Jovem, individualista e japonês

Jovem, individualista e japonês

Extraido da Folha de S. Paulo, 13 de Outubro de 2012

 

Jovens ainda preservam tradições, mas agora com outro olhar. Foto: Mika Takahashi

Muita gente pensa no Japão como uma sociedade coletivista, na qual o interesse do grupo prevalece sempre sobre o do indivíduo.

Um lugar onde as hierarquias são rígidas e não se faz nada que ameace a harmonia social. Um país em que a originalidade é vista como comportamento dissonante, condenável e reprimido.

Isolados em seu arquipélago, os japoneses habituaram-se historicamente a identificar o diferente como ameaça. No imaginário local, a presença do estrangeiro acabou associando-se à ideia de intervenção, contra a qual o espírito coletivo servia como instrumento de defesa.

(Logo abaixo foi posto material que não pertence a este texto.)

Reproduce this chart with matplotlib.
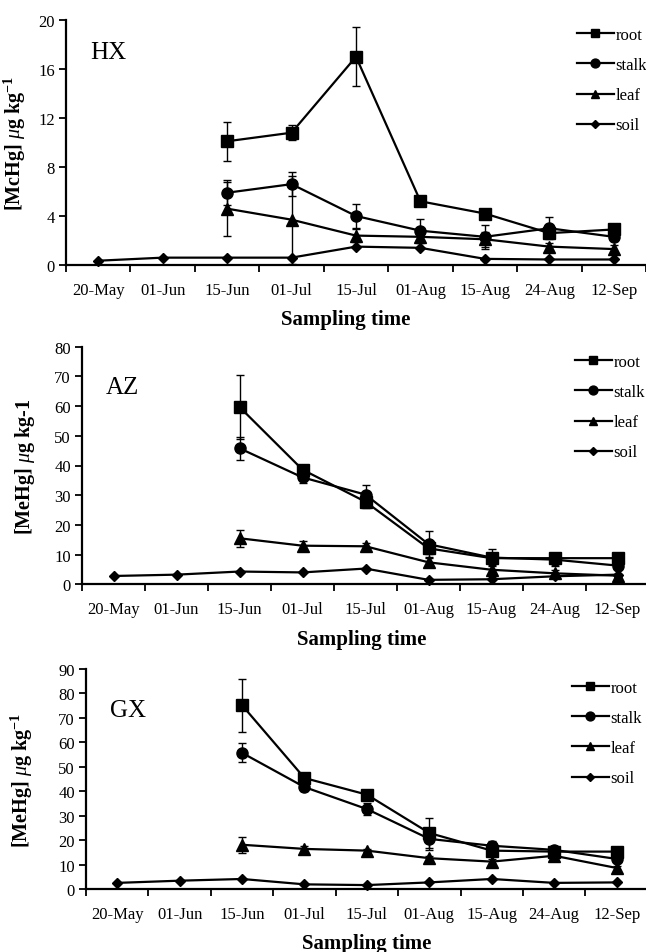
"""
    MeHg concentrations in root, stalk, leaf and soil at three sites
"""
import numpy as np
import matplotlib.pyplot as plt
from matplotlib.lines import Line2D
from matplotlib.ticker import FixedLocator, NullFormatter

nan = np.nan

dates = ["20-May", "01-Jun", "15-Jun", "01-Jul", "15-Jul",
         "01-Aug", "15-Aug", "24-Aug", "12-Sep"]
series_names = ["root", "stalk", "leaf", "soil"]

# HX
hx_root = [nan, nan, 10.1, 10.8, 17.0, 5.2, 4.2, 2.6, 2.9]
hx_root_err = [0, 0, 1.6, 0.6, 2.4, 0.3, 0.2, 0.3, 0.2]
hx_stalk = [nan, nan, 5.9, 6.6, 4.0, 2.8, 2.3, 3.0, 2.3]
hx_stalk_err = [0, 0, 1.0, 1.0, 1.0, 0.95, 1.0, 0.9, 0.3]
hx_leaf = [nan, nan, 4.6, 3.7, 2.4, 2.3, 2.1, 1.5, 1.3]
hx_leaf_err = [0, 0, 2.2, 3.6, 0.5, 0.5, 0.6, 0.3, 0.3]
hx_soil = [0.35, 0.6, 0.6, 0.6, 1.5, 1.4, 0.5, 0.45, 0.45]
hx_soil_err = [0, 0, 0, 0, 0, 0, 0, 0, 0]

# AZ
az_root = [nan, nan, 59.7, 38.6, 27.8, 12.1, 8.8, 8.8, 8.8]
az_root_err = [0, 0, 10.8, 1.5, 2.0, 2.0, 1.0, 1.0, 1.0]
az_stalk = [nan, nan, 45.8, 36.0, 30.2, 13.5, 9.0, 8.3, 6.3]
az_stalk_err = [0, 0, 3.8, 2.0, 3.3, 4.3, 3.0, 2.0, 1.0]
az_leaf = [nan, nan, 15.5, 13.0, 12.8, 7.4, 4.9, 3.7, 2.9]
az_leaf_err = [0, 0, 2.8, 1.5, 1.0, 1.5, 1.5, 1.0, 0.5]
az_soil = [2.8, 3.25, 4.3, 4.0, 5.3, 1.5, 1.7, 2.7, 3.25]
az_soil_err = [0, 0, 0, 0, 0, 0, 0, 0, 0]

# GX
gx_root = [nan, nan, 75.2, 45.4, 38.6, 22.9, 15.7, 15.3, 15.3]
gx_root_err = [0, 0, 10.8, 1.5, 1.5, 6.0, 2.0, 1.5, 1.0]
gx_stalk = [nan, nan, 55.7, 41.7, 32.7, 20.5, 17.7, 16.0, 12.3]
gx_stalk_err = [0, 0, 3.9, 1.5, 2.5, 4.5, 2.0, 1.5, 1.0]
gx_leaf = [nan, nan, 18.1, 16.4, 15.7, 12.6, 11.2, 13.6, 8.6]
gx_leaf_err = [0, 0, 3.3, 1.0, 0.5, 1.0, 1.0, 1.0, 1.0]
gx_soil = [2.5, 3.4, 4.1, 1.9, 1.6, 2.7, 4.1, 2.5, 2.7]
gx_soil_err = [0, 0, 0, 0, 0, 0, 0, 0, 0]

W, H = 646, 953
MARKERS = {"root": ("s", 8), "stalk": ("o", 8), "leaf": ("^", 8), "soil": ("D", 5.5)}


def draw_panel(fig, rect, site, values, errors, ymax, ystep, ylabel,
               site_xy, legend_xy, label_x, xlabel_pos):
    """Jeden panel grafu (jedna lokalita)"""
    ax = fig.add_axes(rect)
    x = np.arange(len(dates))

    handles = []
    for name, vals, errs in zip(series_names, values, errors):
        m, ms = MARKERS[name]
        ax.errorbar(x, vals, yerr=errs, color="black", lw=1.6, marker=m,
                    markersize=ms, capsize=3, elinewidth=1.0, capthick=1.0,
                    clip_on=False, zorder=3)
        handles.append(Line2D([], [], color="black", lw=1.6, marker=m,
                              markersize=ms * 0.8, label=name))

    ax.set_xlim(-0.5, len(dates) - 0.5)
    ax.set_ylim(0, ymax)
    ax.set_yticks(np.arange(0, ymax + 0.1, ystep))

    # tick marks between categories, labels in the middle
    ax.xaxis.set_major_locator(FixedLocator(np.arange(-0.5, len(dates), 1.0)))
    ax.xaxis.set_major_formatter(NullFormatter())
    ax.xaxis.set_minor_locator(FixedLocator(x))
    ax.set_xticklabels(dates, minor=True)
    ax.tick_params(axis="x", which="major", direction="out", length=5, width=1.3)
    ax.tick_params(axis="x", which="minor", length=0, pad=12, labelsize=12)
    ax.tick_params(axis="y", direction="out", length=5, width=1.3, labelsize=12, pad=3)

    for side in ("top", "right"):
        ax.spines[side].set_visible(False)
    for side in ("left", "bottom"):
        ax.spines[side].set_linewidth(1.6)

    ax.set_xlabel("Sampling time", fontsize=15, fontweight="bold")
    ax.xaxis.set_label_coords(*xlabel_pos)
    ax.set_ylabel(ylabel, fontsize=14.5, fontweight="bold")
    ax.yaxis.set_label_coords(label_x, 0.5)

    fig.text(site_xy[0] / W, 1 - site_xy[1] / H, site, fontsize=18,
             ha="left", va="center")

    ax.legend(handles=handles, loc="upper left",
              bbox_to_anchor=(legend_xy[0] / W, 1 - legend_xy[1] / H),
              bbox_transform=fig.transFigure, frameon=False, fontsize=12,
              handlelength=2.2, handletextpad=0.1, labelspacing=0.85,
              borderpad=0, borderaxespad=0)
    return ax


def main():
    """
        Hlavní funkce programu
    """
    plt.rcParams["font.family"] = "Liberation Serif"
    plt.rcParams["mathtext.fontset"] = "custom"
    plt.rcParams["mathtext.rm"] = "Liberation Serif"
    plt.rcParams["mathtext.it"] = "Liberation Serif:italic"
    plt.rcParams["mathtext.bf"] = "Liberation Serif:bold"

    fig = plt.figure(figsize=(W / 100, H / 100), dpi=100)

    draw_panel(fig, [66 / W, 1 - 266 / H, 580 / W, 245 / H], "HX",
               [hx_root, hx_stalk, hx_leaf, hx_soil],
               [hx_root_err, hx_stalk_err, hx_leaf_err, hx_soil_err],
               20, 4, r"[McHg] $\mu$g kg$^{\mathbf{-1}}$",
               (90, 53), (577, 28), -0.066, (0.483, -0.18))

    draw_panel(fig, [82 / W, 1 - 585.3 / H, 567 / W, 237.6 / H], "AZ",
               [az_root, az_stalk, az_leaf, az_soil],
               [az_root_err, az_stalk_err, az_leaf_err, az_soil_err],
               80, 10, r"[MeHg] $\mu$g kg-1",
               (106, 388), (575, 355), -0.079, (0.494, -0.19))

    draw_panel(fig, [85.9 / W, 1 - 890 / H, 562 / W, 220 / H], "GX",
               [gx_root, gx_stalk, gx_leaf, gx_soil],
               [gx_root_err, gx_stalk_err, gx_leaf_err, gx_soil_err],
               90, 10, r"[MeHg] $\mu$g kg$^{\mathbf{-1}}$",
               (110, 711), (572, 681), -0.091, (0.5, -0.2))

    fig.savefig("out.png", dpi=100)


if __name__ == "__main__":
    main()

Servia, também, como estratégia de sobrevivência diante das catástrofes naturais às quais o país sempre esteve sujeito. No Japão, aprendeu-se logo que a união faz a força.

O caráter coletivista operou maravilhas em termos de crescimento econômico e funcionalidade social e foi decisivo para a consolidação do país como potência depois da Segunda Guerra Mundial.

No entanto, essa estrutura coesa e homogênea parece não corresponder mais ao que os jovens japoneses desejam para si. Hoje, no Japão, o individualismo floresce. E isso pode ser bom para o país.

Os japoneses com menos de 30 anos nasceram em um país próspero. Em relação às gerações que os precederam, são mais ricos, casam-se mais tarde e têm menos filhos.
São ciosos da noção de privacidade, e seu coletivismo se traduz antes em termos de civilidade pública que na repressão do diferente.

Em cerca de 15 anos, essa geração estará no comando do país. Não se sabe que tipo de destino dará à nação. Quem observa esses jovens, imersos em seus smartphones, pode imaginá-los isolados e passivos. Mas isso seria subestimá-los. Seu impulso em direção ao individualismo parece anomalia cultural, mas pode configurar também uma estratégia de sobrevivência renovada diante dos desafios impostos pela globalização.

Explico-me: a organização social japonesa tradicional, que valoriza a conformidade, tende a inibir a criatividade e a inovação, elementos decisivos na competitividade. Assim, no mundo globalizado, o individualismo da juventude aumentaria, em tese, as possibilidades do Japão no contexto mundial.

Mutações comportamentais na sociedade japonesa. Foto: Mika Takahashi

Em razão de sua situação geográfica, composição étnica e herança cultural, é provável que o país mantenha a homogeneidade como núcleo de sua identidade nacional.

Um feriado em Ginza, com inauguração de uma grande loja. Foto: Jo Takahashi

No entanto, características sociais como o coletivismo, que derivam da conjuntura histórica, devem ser revisitadas a cada geração. No Japão, nesse reexame, a supressão do individual em favor do coletivo parece ter entrado em declínio.

O que parece consolidar-se hoje entre os jovens japoneses é uma espécie de arranjo social dinâmico, que combina a articulação coletiva, necessária a um país densamente povoado e sujeito a tragédias naturais, com espaço crescente para a expressão e a originalidade, fundamentais em um mundo que precisa cada vez mais de inovação.

 

Alexandre Vidal Porto é escritor e diplomata. Mestre em direito pela Universidade Harvard, trabalhou nas embaixadas em Santiago, Cidade do México e Washington e na missão do país junto à ONU, em Nova York. Escreve aos sábados, a cada duas semanas, no caderno “Mundo”. É o atual Ministro Conselheiro da Embaixada do Brasil em Tóquio. Alexandre Porto agora assina uma coluna fixa, quinzenal, no caderno Mundo do jornal Folha de S.Paulo. Este é o primeiro artogo da série.